Ce que j’aime dans l’eau c’est que c’est souple
Jérôme Greiner, fidèle à sa volonté de publier dans sa revue des textes sans noms d’auteurs, nous souhaite une agréable baignade au milieu de jolies larves aux couleurs froides, des vits père et porcs épiques.
Preuve que nous n’aurons - avant de traverser notre fleuve dernier (Styx) - qu’avoir pu insuffisamment nous délecter dans les profondeurs aqueuses dont le silence est d’une félicité de velours.
Pas question de croire ou de sacrifier au mystère divin d’autant que l’eau, soit-elle bénite ou de Lourdes, n’engage en rien à notre transmutation future.
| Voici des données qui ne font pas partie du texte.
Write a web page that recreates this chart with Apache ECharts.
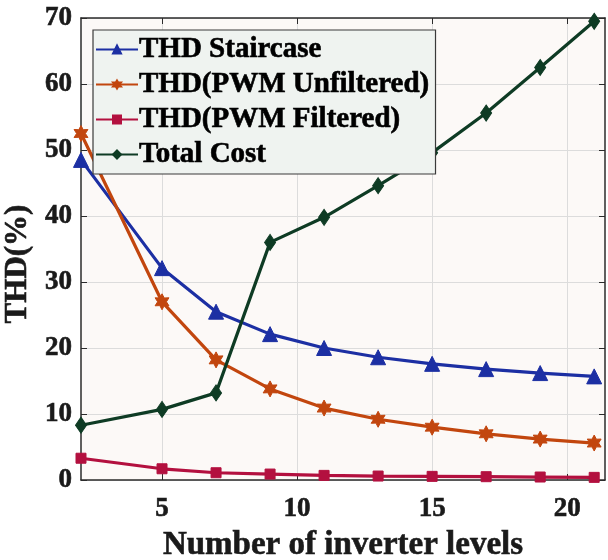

Bref, pas question de jeter l’eau de bains avec les vieux bébés que nous sommes (devenus). D’une certaine manière nous demeurons amniotiques…
Greiner et ses sbires prouvent superbement la splendeur de l’eau pour peu qu’elle ne soit non lourde mais souple. Elle demeure ici vivante en ses étendues diaphanes sur des surfaces imperméabilisées.
A travers histoires et variations (autour de Georges Bataille), l’eau “est” le monde et ses animaux même malades de la peste. Pour preuve, notre Terre est bleue — du moins pour un temps encore.
Le séjour en un tel marigot reste des plus jouissifs. Le lecteur batifole au milieu de bestioles qui frétillent parfois anormalement mais qu’importe. L’ensemble devient une ciné-cure où se trouvent ça et là des “come back” jamais traités en flash-back car les auteurs ne se livrent pas à cette commodité de la narration littéraire.
Elle se double ici d’artifices graphiques utiles à la consommation d’eau du commun des mortels lorsqu’ils osent, comme ici, dériver jusqu’à chérir l’amer.
jean-paul gavard-perret
Ouille n°3, Nous ne voulons pas l’au-delà ; nous voulons de l’eau d’ici, Editions Ouille, Condom, octobre 2020.